Ok, I will double check that this works in my x86_64 VM setup, but I am
guessing this is also an issue with SLUB (why only one of your LUNs is
getting registered). Btw, Bart sent me a trace using IPoIB and I am
currently looking at this so that I can get him up and running..

> >
> > Are they both TYPE_TAPE btw..?
>
> they are both raid arrays on disks, I don't think either are tape.
> tape is on a separate controller as well, haven't gotten to the point
> of trying it yet.

Ok, in that case, I will add a direct scsi_id output (the appended
inquiry information) as an parameter to pass into target-ctl. Using the
evpd_* options for production are nice when you are exporting the ENTIRE
storage object, instead of a Virtual HBA on an LIO SE target port.

I am still looking at the issue with CONFIG_SLUB and let you when I
update the ubuntu repository with target-source and target-module. If
you are interested in testing LIO-SE Stable, please have a look at
Debian or CentOS from the LIO Build Cluster.

--nab


>
> >

Chris Weiss

unread,
Feb 13, 2008, 12:01:11 PM2/13/08
to linux-iscsi...@googlegroups.com
On Feb 13, 2008 8:32 AM, Nicholas A. Bellinger <n...@linux-iscsi.org> wrote:
> > This script is used to detect both kernel and userspace packages
> > > types. (In cases where the kernel is 64-bit and userspace is 32-
> > > bit).
> >
> > that sounds like a very odd fringe case to me, does anyone actually
> > run like this outside of a chroot?
>
> For an iSCSI Target module..?

for anything.

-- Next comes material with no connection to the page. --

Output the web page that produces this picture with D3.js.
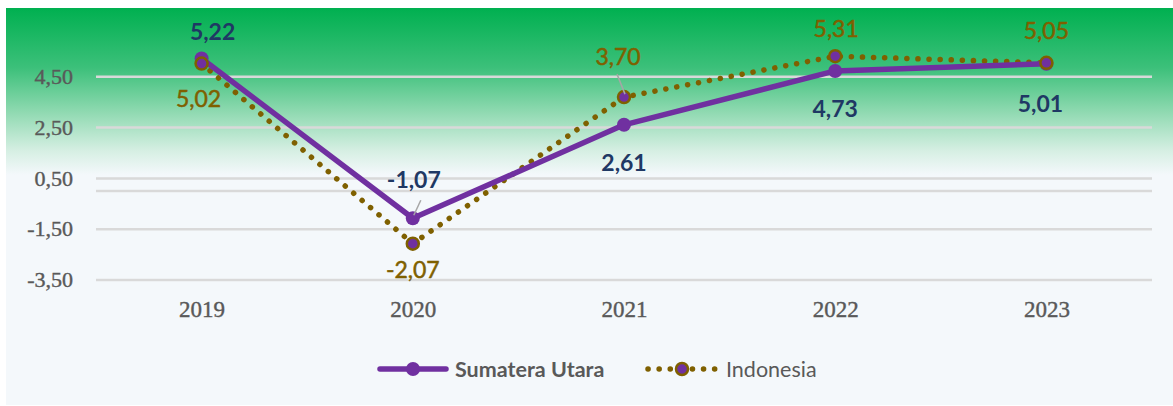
<!DOCTYPE html>
<html>
<head>
<meta charset="utf-8">
<script src="https://cdn.jsdelivr.net/npm/d3@7"></script>
<style>
  html, body { margin: 0; padding: 0; background: #fff; }
  svg { display: block; }
</style>
</head>
<body>
<div id="chart"></div>
<script>
// data
var years = ["2019", "2020", "2021", "2022", "2023"]
var sumut = [5.22, -1.07, 2.61, 4.73, 5.01]
var indonesia = [5.02, -2.07, 3.70, 5.31, 5.05]
var yTicks = [4.5, 2.5, 0.5, -1.5, -3.5]

var width = 1173, height = 406
var purple = "#7030a0", brown = "#7f6000", navy = "#1f3864", grey = "#595959"

var svg = d3.select("#chart").append("svg")
    .attr("width", width)
    .attr("height", height)

var defs = svg.append("defs")
var grad = defs.append("linearGradient")
    .attr("id", "bg")
    .attr("x1", 0).attr("y1", 0).attr("x2", 0).attr("y2", 1)
grad.append("stop").attr("offset", "0%").attr("stop-color", "#00b050")
grad.append("stop").attr("offset", "15%").attr("stop-color", "#3cc07a")
grad.append("stop").attr("offset", "26%").attr("stop-color", "#8ed9b0")
grad.append("stop").attr("offset", "36%").attr("stop-color", "#d6efe3")
grad.append("stop").attr("offset", "42%").attr("stop-color", "#f4f8fb")
grad.append("stop").attr("offset", "100%").attr("stop-color", "#f4f8fb")

svg.append("rect")
    .attr("x", 6).attr("y", 8)
    .attr("width", width - 6).attr("height", 397)
    .attr("fill", "url(#bg)")

var x = d3.scalePoint()
    .domain(years)
    .range([96, 1152])
    .padding(0.5)

var y = d3.scaleLinear()
    .domain([-3.5, 6.5])
    .range([280, 26])

var fmt = function(v) { return d3.format(".2f")(v).replace(".", ",").replace("\u2212", "-") }

// gridlines
svg.append("g")
    .selectAll("line")
    .data(yTicks.concat([0]))
    .enter().append("line")
    .attr("x1", 96).attr("x2", 1152)
    .attr("y1", d => y(d)).attr("y2", d => y(d))
    .attr("stroke", "#d9d9d9")
    .attr("stroke-width", 2.5)

// y axis labels
var yAxis = d3.axisLeft(y).tickValues(yTicks).tickFormat(fmt).tickSize(0).tickPadding(0)
var ya = svg.append("g").attr("transform", "translate(73,0)").call(yAxis)
ya.select(".domain").remove()
ya.selectAll("text")
    .attr("font-family", "Liberation Serif, serif")
    .attr("font-size", 22)
    .attr("fill", grey)
    .attr("stroke", grey)
    .attr("stroke-width", 0.4)
    .attr("dy", "0.3em")
    .attr("x", 0)

// x axis labels
var xAxis = d3.axisBottom(x).tickSize(0).tickPadding(0)
var xa = svg.append("g").attr("transform", "translate(0,301)").call(xAxis)
xa.select(".domain").remove()
xa.selectAll("text")
    .attr("font-family", "Liberation Serif, serif")
    .attr("font-size", 23)
    .attr("fill", grey)
    .attr("stroke", grey)
    .attr("stroke-width", 0.4)
    .attr("dy", "0.71em")

var line = d3.line()
    .x((d, i) => x(years[i]))
    .y(d => y(d))

// Indonesia dotted
svg.append("path")
    .datum(indonesia)
    .attr("d", line)
    .attr("fill", "none")
    .attr("stroke", brown)
    .attr("stroke-width", 5.5)
    .attr("stroke-linecap", "round")
    .attr("stroke-dasharray", "0.1 11")

// Sumut solid
svg.append("path")
    .datum(sumut)
    .attr("d", line)
    .attr("fill", "none")
    .attr("stroke", purple)
    .attr("stroke-width", 5.5)
    .attr("stroke-linejoin", "round")

svg.append("g").selectAll("circle")
    .data(sumut)
    .enter().append("circle")
    .attr("cx", (d, i) => x(years[i]))
    .attr("cy", d => y(d))
    .attr("r", 7)
    .attr("fill", purple)

svg.append("g").selectAll("circle")
    .data(indonesia)
    .enter().append("circle")
    .attr("cx", (d, i) => x(years[i]))
    .attr("cy", d => y(d))
    .attr("r", 6)
    .attr("fill", purple)
    .attr("stroke", brown)
    .attr("stroke-width", 2.5)

// data labels (offsets relative to point)
var sumutOff = [[11, -19], [1, -30], [0, 46], [0, 46], [-6, 48]]
var indoOff = [[-3, 43], [0, 34], [-6, -32], [1, -19], [0, -24]]

// leader lines
var leaders = [
    {yr: "2020", v: sumut[1], dx1: 8, dy1: -18},
    {yr: "2021", v: indonesia[2], dx1: -7, dy1: -23}
]
svg.append("g").selectAll("line")
    .data(leaders)
    .enter().append("line")
    .attr("x1", d => x(d.yr) + d.dx1)
    .attr("y1", d => y(d.v) + d.dy1)
    .attr("x2", d => x(d.yr) + 1)
    .attr("y2", d => y(d.v) - 3)
    .attr("stroke", "#a6a6a6")
    .attr("stroke-width", 1.5)

svg.append("g").selectAll("text")
    .data(sumut)
    .enter().append("text")
    .attr("x", (d, i) => x(years[i]) + sumutOff[i][0])
    .attr("y", (d, i) => y(d) + sumutOff[i][1])
    .attr("text-anchor", "middle")
    .attr("font-family", "Lato, sans-serif")
    .attr("font-weight", "bold")
    .attr("font-size", 23)
    .attr("fill", navy)
    .text(fmt)

svg.append("g").selectAll("text")
    .data(indonesia)
    .enter().append("text")
    .attr("x", (d, i) => x(years[i]) + indoOff[i][0])
    .attr("y", (d, i) => y(d) + indoOff[i][1])
    .attr("text-anchor", "middle")
    .attr("font-family", "Lato, sans-serif")
    .attr("font-size", 23)
    .attr("fill", brown)
    .attr("stroke", brown)
    .attr("stroke-width", 0.5)
    .text(fmt)

// legend
var lg = svg.append("g").attr("transform", "translate(0,369)")
lg.append("line")
    .attr("x1", 380).attr("x2", 446)
    .attr("stroke", purple).attr("stroke-width", 5.5).attr("stroke-linecap", "round")
lg.append("circle").attr("cx", 413).attr("r", 7).attr("fill", purple)
lg.append("text")
    .attr("x", 455).attr("dy", "0.35em")
    .attr("font-family", "Lato, sans-serif")
    .attr("font-weight", "bold")
    .attr("font-size", 21.5)
    .attr("fill", grey)
    .text("Sumatera Utara")

lg.append("line")
    .attr("x1", 648).attr("x2", 716)
    .attr("stroke", brown).attr("stroke-width", 5.5).attr("stroke-linecap", "round")
    .attr("stroke-dasharray", "0.1 11")
lg.append("circle").attr("cx", 682).attr("r", 6)
    .attr("fill", purple).attr("stroke", brown).attr("stroke-width", 2.5)
lg.append("text")
    .attr("x", 726).attr("dy", "0.35em")
    .attr("font-family", "Lato, sans-serif")
    .attr("font-size", 21.5)
    .attr("fill", grey)
    .text("Indonesia")
</script>
</body>
</html>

I'm not aware of any distro's that set this up, so
someone would have to install a 32bit distro and manually toss in
compiler flags to make their own 64bit kernel on it, and having run a
32bit chroot before there are some things that just don't work
correctly when you have 32bit user space talking to 64bit drivers so
I'm wondering why anyone would even want such a setup.